PROMPT »
Everything from the line with "What Plotly.js code" down to the line with "const yTicks = [0,50,100,150,200,250,300,350,400];" below must be printed exactly, those two lines included. Exclude pictures.

SOURCE MATERIAL »
-------
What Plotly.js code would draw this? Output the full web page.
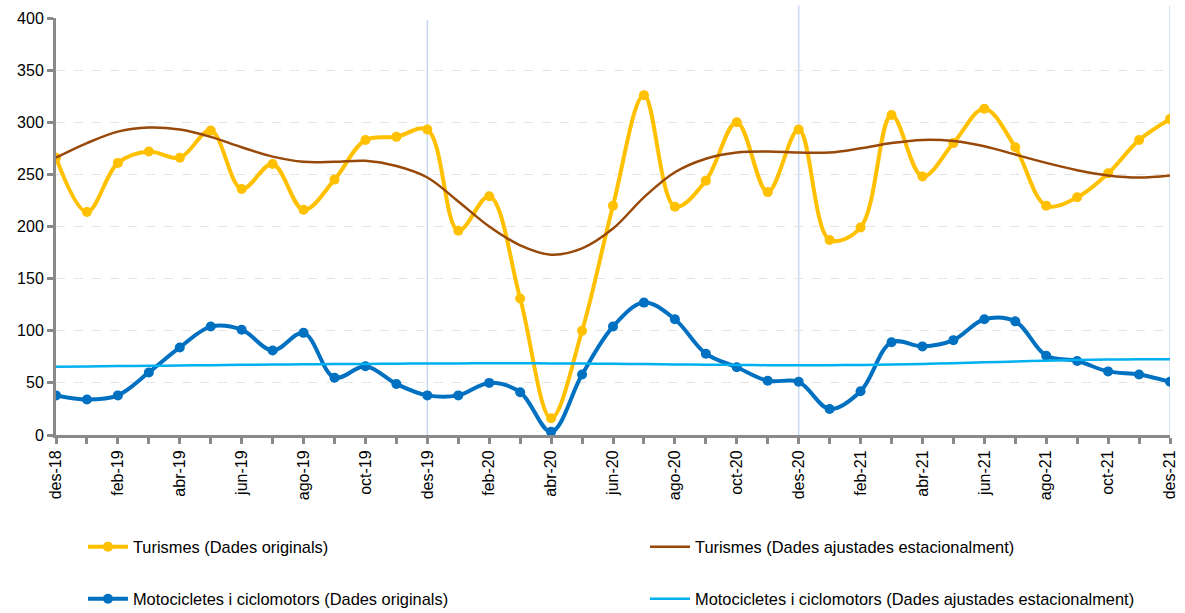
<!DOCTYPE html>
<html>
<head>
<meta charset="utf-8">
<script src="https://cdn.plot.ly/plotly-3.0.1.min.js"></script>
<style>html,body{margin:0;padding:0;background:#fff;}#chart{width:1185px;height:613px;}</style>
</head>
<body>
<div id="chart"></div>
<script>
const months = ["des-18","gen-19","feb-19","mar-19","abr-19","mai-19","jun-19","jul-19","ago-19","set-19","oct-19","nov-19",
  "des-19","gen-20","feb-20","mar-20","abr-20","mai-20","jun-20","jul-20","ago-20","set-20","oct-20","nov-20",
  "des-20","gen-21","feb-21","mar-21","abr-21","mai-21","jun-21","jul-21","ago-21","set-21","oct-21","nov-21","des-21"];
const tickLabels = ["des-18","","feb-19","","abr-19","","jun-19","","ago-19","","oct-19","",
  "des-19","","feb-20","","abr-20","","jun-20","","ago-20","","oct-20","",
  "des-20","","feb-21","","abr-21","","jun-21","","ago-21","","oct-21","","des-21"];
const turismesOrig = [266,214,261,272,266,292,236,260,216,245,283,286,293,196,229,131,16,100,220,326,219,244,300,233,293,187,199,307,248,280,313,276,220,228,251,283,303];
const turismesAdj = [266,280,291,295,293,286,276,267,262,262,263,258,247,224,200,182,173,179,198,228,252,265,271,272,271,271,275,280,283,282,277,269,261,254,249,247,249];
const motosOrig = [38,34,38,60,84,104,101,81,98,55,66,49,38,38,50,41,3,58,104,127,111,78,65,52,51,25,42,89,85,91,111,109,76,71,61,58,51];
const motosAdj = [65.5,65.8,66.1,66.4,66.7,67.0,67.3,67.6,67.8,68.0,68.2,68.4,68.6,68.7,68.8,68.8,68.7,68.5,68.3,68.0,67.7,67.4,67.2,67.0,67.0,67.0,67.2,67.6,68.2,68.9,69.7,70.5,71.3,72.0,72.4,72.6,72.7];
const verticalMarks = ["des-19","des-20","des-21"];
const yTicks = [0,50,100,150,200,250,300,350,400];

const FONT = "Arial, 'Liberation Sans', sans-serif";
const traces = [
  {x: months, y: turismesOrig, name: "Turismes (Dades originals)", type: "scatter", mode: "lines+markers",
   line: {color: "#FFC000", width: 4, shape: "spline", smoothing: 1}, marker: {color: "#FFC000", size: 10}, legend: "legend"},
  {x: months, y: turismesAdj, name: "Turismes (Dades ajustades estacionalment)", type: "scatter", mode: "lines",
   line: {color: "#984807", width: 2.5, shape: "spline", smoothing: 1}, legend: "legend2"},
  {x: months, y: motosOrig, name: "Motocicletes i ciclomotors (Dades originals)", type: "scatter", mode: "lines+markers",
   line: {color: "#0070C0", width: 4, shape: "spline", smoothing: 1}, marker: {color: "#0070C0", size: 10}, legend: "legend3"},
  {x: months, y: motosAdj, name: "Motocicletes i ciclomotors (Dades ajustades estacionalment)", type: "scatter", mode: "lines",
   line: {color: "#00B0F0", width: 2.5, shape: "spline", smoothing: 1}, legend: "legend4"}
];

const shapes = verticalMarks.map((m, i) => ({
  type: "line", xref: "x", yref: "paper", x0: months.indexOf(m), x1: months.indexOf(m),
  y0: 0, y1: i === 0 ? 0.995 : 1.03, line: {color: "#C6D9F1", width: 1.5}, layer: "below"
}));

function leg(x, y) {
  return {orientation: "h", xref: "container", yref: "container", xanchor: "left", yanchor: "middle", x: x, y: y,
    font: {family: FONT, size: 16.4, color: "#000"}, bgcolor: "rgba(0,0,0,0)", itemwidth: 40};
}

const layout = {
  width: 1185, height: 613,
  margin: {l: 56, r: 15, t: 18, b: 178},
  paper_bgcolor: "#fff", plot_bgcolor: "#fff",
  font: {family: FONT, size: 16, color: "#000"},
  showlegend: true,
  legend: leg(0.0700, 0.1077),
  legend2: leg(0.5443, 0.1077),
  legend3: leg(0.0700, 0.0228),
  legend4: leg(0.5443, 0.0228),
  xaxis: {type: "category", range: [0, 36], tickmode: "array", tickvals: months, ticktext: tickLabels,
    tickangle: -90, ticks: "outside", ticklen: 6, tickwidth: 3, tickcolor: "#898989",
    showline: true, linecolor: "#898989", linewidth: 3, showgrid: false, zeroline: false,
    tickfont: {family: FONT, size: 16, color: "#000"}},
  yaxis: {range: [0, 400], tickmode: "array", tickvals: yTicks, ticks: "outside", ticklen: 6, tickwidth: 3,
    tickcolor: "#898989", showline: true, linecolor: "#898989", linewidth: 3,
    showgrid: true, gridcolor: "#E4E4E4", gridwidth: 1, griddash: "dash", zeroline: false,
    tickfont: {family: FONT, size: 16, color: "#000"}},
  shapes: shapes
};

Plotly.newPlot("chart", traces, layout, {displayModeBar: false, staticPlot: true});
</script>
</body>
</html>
-------
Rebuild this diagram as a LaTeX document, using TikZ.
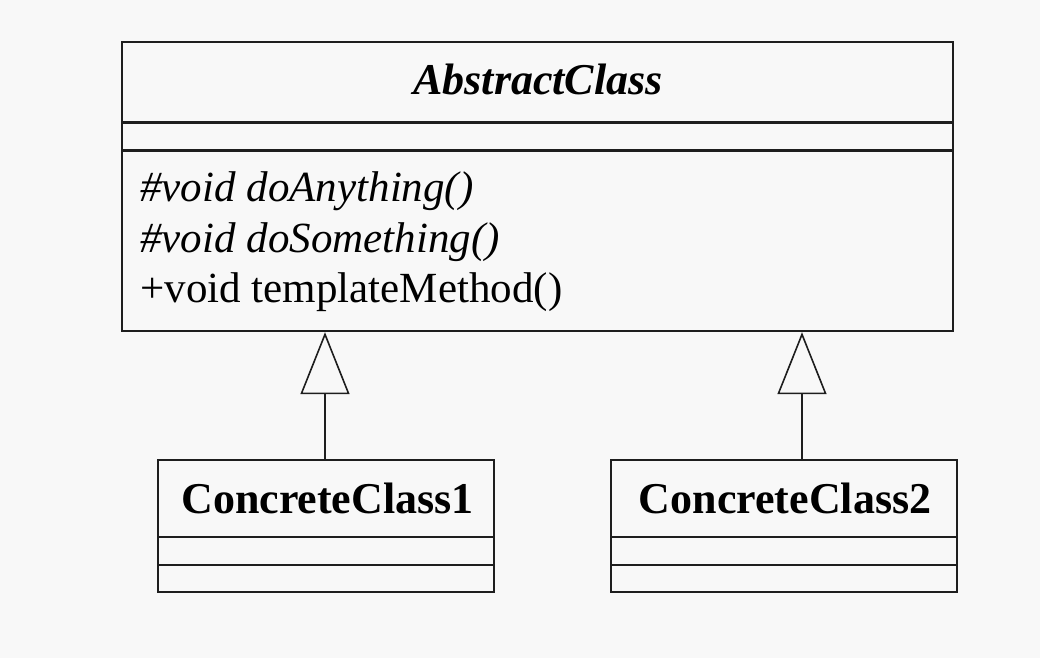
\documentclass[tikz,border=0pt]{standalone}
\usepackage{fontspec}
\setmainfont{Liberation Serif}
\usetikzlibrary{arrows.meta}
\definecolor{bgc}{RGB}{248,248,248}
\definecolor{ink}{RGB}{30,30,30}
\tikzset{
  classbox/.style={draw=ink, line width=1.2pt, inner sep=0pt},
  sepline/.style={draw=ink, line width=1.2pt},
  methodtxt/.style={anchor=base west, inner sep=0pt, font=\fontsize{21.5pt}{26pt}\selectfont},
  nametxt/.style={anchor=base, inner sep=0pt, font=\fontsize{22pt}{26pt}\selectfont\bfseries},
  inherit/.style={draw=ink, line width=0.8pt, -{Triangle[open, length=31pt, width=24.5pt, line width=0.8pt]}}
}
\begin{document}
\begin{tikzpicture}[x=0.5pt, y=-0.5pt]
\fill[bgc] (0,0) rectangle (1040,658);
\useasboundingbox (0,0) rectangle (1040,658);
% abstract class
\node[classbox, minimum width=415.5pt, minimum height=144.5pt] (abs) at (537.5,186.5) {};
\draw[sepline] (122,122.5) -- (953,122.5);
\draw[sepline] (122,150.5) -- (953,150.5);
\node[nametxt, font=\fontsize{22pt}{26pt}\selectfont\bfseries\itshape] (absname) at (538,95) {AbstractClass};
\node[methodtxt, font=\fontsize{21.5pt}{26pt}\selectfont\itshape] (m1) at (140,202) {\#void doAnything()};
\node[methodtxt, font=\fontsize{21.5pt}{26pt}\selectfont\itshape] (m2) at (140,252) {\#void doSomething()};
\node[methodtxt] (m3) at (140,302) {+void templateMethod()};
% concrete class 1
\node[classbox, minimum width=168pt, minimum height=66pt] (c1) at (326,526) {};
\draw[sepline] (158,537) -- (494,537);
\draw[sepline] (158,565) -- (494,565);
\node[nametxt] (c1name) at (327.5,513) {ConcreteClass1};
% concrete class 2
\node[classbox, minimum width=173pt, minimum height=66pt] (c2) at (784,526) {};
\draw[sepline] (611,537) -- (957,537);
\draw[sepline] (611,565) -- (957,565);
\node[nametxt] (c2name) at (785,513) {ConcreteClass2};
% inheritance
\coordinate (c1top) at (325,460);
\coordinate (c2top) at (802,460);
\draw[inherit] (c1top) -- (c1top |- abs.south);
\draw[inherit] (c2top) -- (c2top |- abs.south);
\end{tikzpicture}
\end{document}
-------
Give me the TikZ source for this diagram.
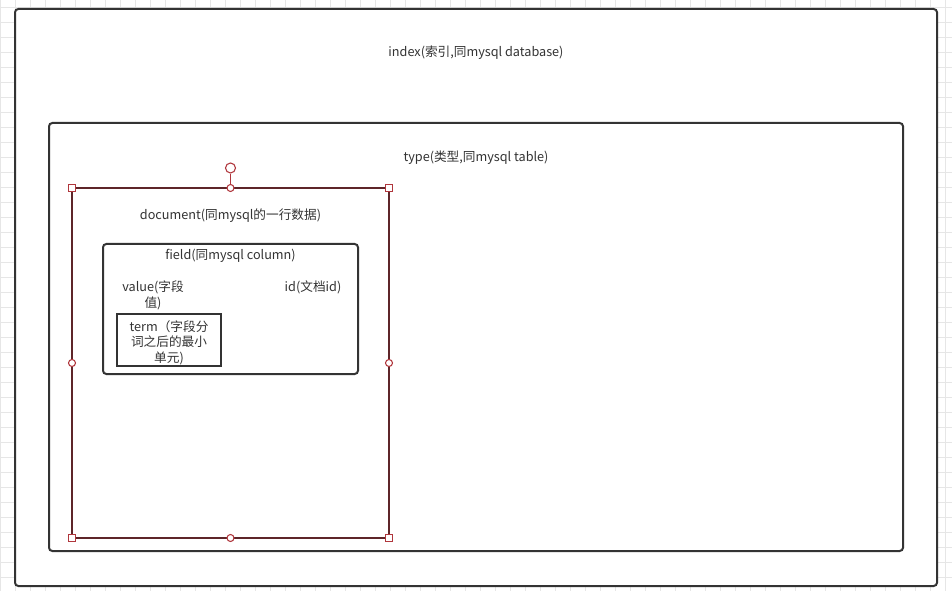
-------
CORRECT OUTPUT »
What Plotly.js code would draw this? Output the full web page.
<!DOCTYPE html>
<html>
<head>
<meta charset="utf-8">
<script src="https://cdn.plot.ly/plotly-3.0.1.min.js"></script>
<style>html,body{margin:0;padding:0;background:#fff;}#chart{width:1185px;height:613px;}</style>
</head>
<body>
<div id="chart"></div>
<script>
const months = ["des-18","gen-19","feb-19","mar-19","abr-19","mai-19","jun-19","jul-19","ago-19","set-19","oct-19","nov-19",
  "des-19","gen-20","feb-20","mar-20","abr-20","mai-20","jun-20","jul-20","ago-20","set-20","oct-20","nov-20",
  "des-20","gen-21","feb-21","mar-21","abr-21","mai-21","jun-21","jul-21","ago-21","set-21","oct-21","nov-21","des-21"];
const tickLabels = ["des-18","","feb-19","","abr-19","","jun-19","","ago-19","","oct-19","",
  "des-19","","feb-20","","abr-20","","jun-20","","ago-20","","oct-20","",
  "des-20","","feb-21","","abr-21","","jun-21","","ago-21","","oct-21","","des-21"];
const turismesOrig = [266,214,261,272,266,292,236,260,216,245,283,286,293,196,229,131,16,100,220,326,219,244,300,233,293,187,199,307,248,280,313,276,220,228,251,283,303];
const turismesAdj = [266,280,291,295,293,286,276,267,262,262,263,258,247,224,200,182,173,179,198,228,252,265,271,272,271,271,275,280,283,282,277,269,261,254,249,247,249];
const motosOrig = [38,34,38,60,84,104,101,81,98,55,66,49,38,38,50,41,3,58,104,127,111,78,65,52,51,25,42,89,85,91,111,109,76,71,61,58,51];
const motosAdj = [65.5,65.8,66.1,66.4,66.7,67.0,67.3,67.6,67.8,68.0,68.2,68.4,68.6,68.7,68.8,68.8,68.7,68.5,68.3,68.0,67.7,67.4,67.2,67.0,67.0,67.0,67.2,67.6,68.2,68.9,69.7,70.5,71.3,72.0,72.4,72.6,72.7];
const verticalMarks = ["des-19","des-20","des-21"];
const yTicks = [0,50,100,150,200,250,300,350,400];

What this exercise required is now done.